Just putting it out there, but your controller is running rather hot at 80 degrees C, perhaps your drives are also toasty?

Daviderusso93 · November 29, 2024, 7:38am

I apologize for the delay, but i was out of the office and just got back.
Here is the output:

2024-11-29 08_37_23-Creativespace PC HP - AnyDesk

SDF actually has no size, so in my opinion it is definitively broken and needs to be replaced

Daviderusso93 · November 29, 2024, 7:45am

I have other servers like this, and their controller are all between 60 and 70 degrees Celsius, this is the only one that reaches 80.

However, i have already seen operating temperatures like this in other machines and they have not created too many problems.

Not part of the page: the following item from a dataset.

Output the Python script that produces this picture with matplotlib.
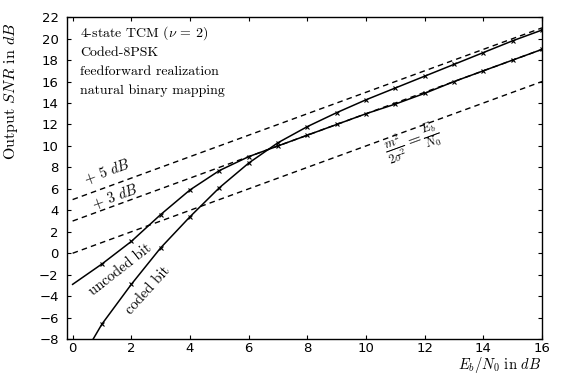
import matplotlib
matplotlib.use("Agg")
import matplotlib.pyplot as plt
import numpy as np

plt.rcParams['mathtext.fontset'] = 'cm'
plt.rcParams['font.family'] = 'DejaVu Sans'

# Eb/N0 grid (dB) and simulated output SNR (dB)
ebn0 = np.arange(0, 17)
snr_uncoded = [-2.9, -1.0, 1.1, 3.6, 5.9, 7.7, 9.0, 10.0, 11.0, 12.0,
               13.0, 13.9, 14.9, 16.0, 17.0, 18.0, 19.0]
ebn0_coded = [0.7, 1, 2, 3, 4, 5, 6, 7, 8, 9, 10, 11, 12, 13, 14, 15, 16]
snr_coded = [-8.0, -6.6, -2.9, 0.5, 3.4, 6.1, 8.4, 10.3, 11.8, 13.1,
             14.3, 15.4, 16.5, 17.6, 18.7, 19.8, 20.8]

# reference lines: m^2/2sigma^2 = Eb/N0, +3 dB, +5 dB
ref_x = [0, 16]
offsets = [0, 3, 5]

fig = plt.figure(figsize=(5.73, 3.81), dpi=100)
ax = fig.add_axes([0.117, 0.110, 0.829, 0.845])

ax.set_xlim(-0.19, 16)
ax.set_ylim(-8, 22)

dash = (0, (4, 3))
for off in offsets:
    ax.plot(ref_x, [v + off for v in ref_x], color='black', lw=1.0, ls=dash)

ax.plot(ebn0, snr_uncoded, color='black', lw=1.1,
        marker='x', ms=3.5, mew=0.8, markevery=list(range(1, 17)))
ax.plot(ebn0_coded, snr_coded, color='black', lw=1.1,
        marker='x', ms=3.5, mew=0.8, markevery=list(range(1, 17)))

ax.set_xticks(range(0, 17, 2))
ax.set_yticks(range(-8, 23, 2))
ax.tick_params(direction='in', length=3, width=0.8, top=True, right=True,
               labelsize=9.5, colors='black')
ax.tick_params(axis='x', pad=2)
ax.tick_params(axis='y', pad=6)
for s in ax.spines.values():
    s.set_linewidth(1.0)

ax.set_ylabel('Output $SNR$ in $dB$', family='cmr10', fontsize=11.5)
ax.yaxis.set_label_coords(-0.099, 0.77)
ax.text(0.91, -0.08, r'$E_b/N_0$ in $dB$', transform=ax.transAxes,
        family='cmr10', fontsize=10.5, ha='center', va='center')

info = ['4-state TCM ($\\nu$ = 2)', 'Coded-8PSK',
        'feedforward realization', 'natural binary mapping']
for i, line in enumerate(info):
    ax.text(0.027, 0.95 - i * 0.06, line, transform=ax.transAxes,
            family='cmr10', fontsize=10, ha='left', va='center')

kw = dict(family='cmr10', ha='center', va='center', rotation_mode='anchor')
ax.text(1.17, 7.55, '+ 5 $dB$', rotation=20, fontsize=10.5, **kw)
ax.text(1.45, 5.3, '+ 3 $dB$', rotation=20, fontsize=10.5, **kw)
ax.text(1.62, -1.5, 'uncoded bit', rotation=38, fontsize=10.5, **kw)
ax.text(2.58, -3.5, 'coded bit', rotation=48, fontsize=10.5, **kw)
ax.text(11.6, 10.3, r'$\frac{m^2}{2\sigma^2} = \frac{E_b}{N_0}$', rotation=20,
        fontsize=12.5, **kw)

fig.savefig('out.png', dpi=100)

The environment where the servers are located is air conditioned and the machines are cleaned of dust regularly.

Maybe I could add another ventilation, but it would be something about self built, and I don’t know how functional it would be

Protopia · November 29, 2024, 10:21am

If the sdf disk is a new replacement for the one that failed, then I guess you can go ahead and do a replace, however if it is the same disk that failed that is represented natively now, then before you replace you should probably:

Do some basic functionality tests on it to make sure it is working and can be read and written to.
Do a SMART long test on it
Check out the SMART attributes
Perhaps do a stress test.

neofusion · December 1, 2024, 3:04pm

While I led with the controller temp my main concern was actually the temp of your drives.